From Cook's Country
The first step to a stellar Maple-Glazed Ham recipe was selecting the right cut. Tasters preferred shank-end hams because they contained less gristle and fat and were easier to carve than butt-end hams. To minimize baking time—and reduce the risk of a dried-out ham—we let the ham sit out on the counter for a while before we put it in the oven. After testing numerous cooking methods, we found an oven bag practically guaranteed a moist, juicy ham. The bag created a moist microclimate and sped warming, allowing us to reduce the cooking time. Warm and slow was our preferred cooking method for the majority of the time our ham was in the oven. However, a short blast of high heat at the end helped the coating caramelize without drying out the meat.
Serves 16 to 20
For easy carving, look for a shank-end spiral-sliced ham. This recipe requires a large oven bag.
- 1 (7- to 10-pound) spiral-sliced, bone-in ham (see note)
- 1 (12-ounce) jar apple jelly
- 3/4 cup packed dark brown sugar
- 1/4 cup maple syrup
- 3 tablespoons whole-grain mustard
- 1 cinnamon stick, broken into rough pieces
- 1/4 teaspoon ground nutmeg
- 2 tablespoons unsalted butter
- 1/2 teaspoon dry mustard
1. PREPARE HAM Remove ham from packaging and discard plastic disk covering bone. Place ham in oven bag. Tie closed and cut 4 (1/2-inch) slits in top of bag. Transfer bagged ham to large roasting pan and let stand at room temperature for 1 1/2 hours.

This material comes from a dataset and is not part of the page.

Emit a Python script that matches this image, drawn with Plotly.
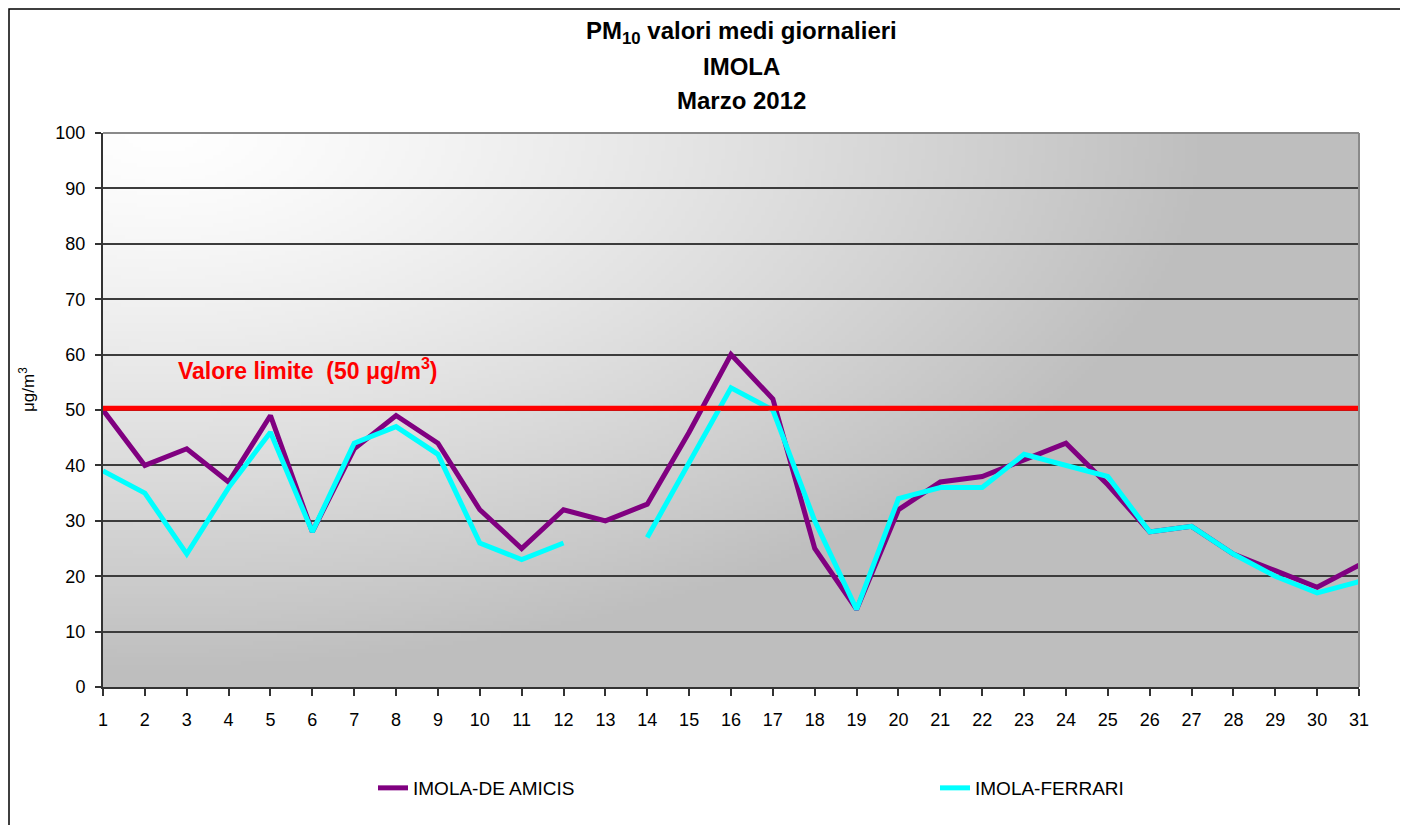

2. BAKE HAM Adjust oven rack to lowest position and heat oven to 300 degrees. Bake ham until internal temperature registers 100 degrees, 1 1/2 to 2 1/2 hours.
3. MAKE GLAZE Meanwhile, bring apple jelly, 1/2 cup brown sugar, syrup, mustard, cinnamon and nutmeg to boil in saucepan. Reduce heat to low and simmer, stirring often, until mixture is very thick and reduced to 1/2 cup, about 45 minutes. Remove cinnamon pieces. Off heat, whisk in butter.
4. FINISH AND GLAZE Combine remaining brown sugar and dry mustard in small bowl. Remove ham from oven and let cool for 5 minutes. Increase oven temperature to 400 degrees. Cut open oven bag and roll back. Using a pastry brush, paint ham with glaze. Carefully press sugar mixture onto exterior of ham with hands. Return to oven and bake until dark brown and caramelized, about 20 minutes. Transfer ham to cutting board, loosely tent with foil, and let rest 15 minutes. Following step-by-step, carve ham. Serve.
Crust Is a Must
Your ham is just two short steps from a caramelized, crunchy, flavorful coating.
1. Paint the exposed ham with our sticky, concentrated glaze. Don't be shy. Use it all.
2. Pat the brown sugar-mustard mixture over the glaze. A quick blast in the oven will caramelize the crust.
Are we nuts? It's already sliced—that's why you bought it. Actually, despite the name, spiral-sliced hams are not fully sliced. Here's how we neatly finish the job of freeing the slices from the bone.
1. With the ham on its side, cut around the bone wth a paring knife to free the attached slices.
2. Switch to a carving knife and slice horizontally above the bone to remove the entire section.
3. Turn the ham to cut side down and slice down along the bone to remove the remaining meat.
4. Carefully cut between the slices to separate them.
It's In the Bag
Using an oven bag minimizes moisture loss while the hot, humid environment speeds the cooking. Once the ham is sealed inside, we cut four 1/2-inch slits in the top of the bag to let the steam escape.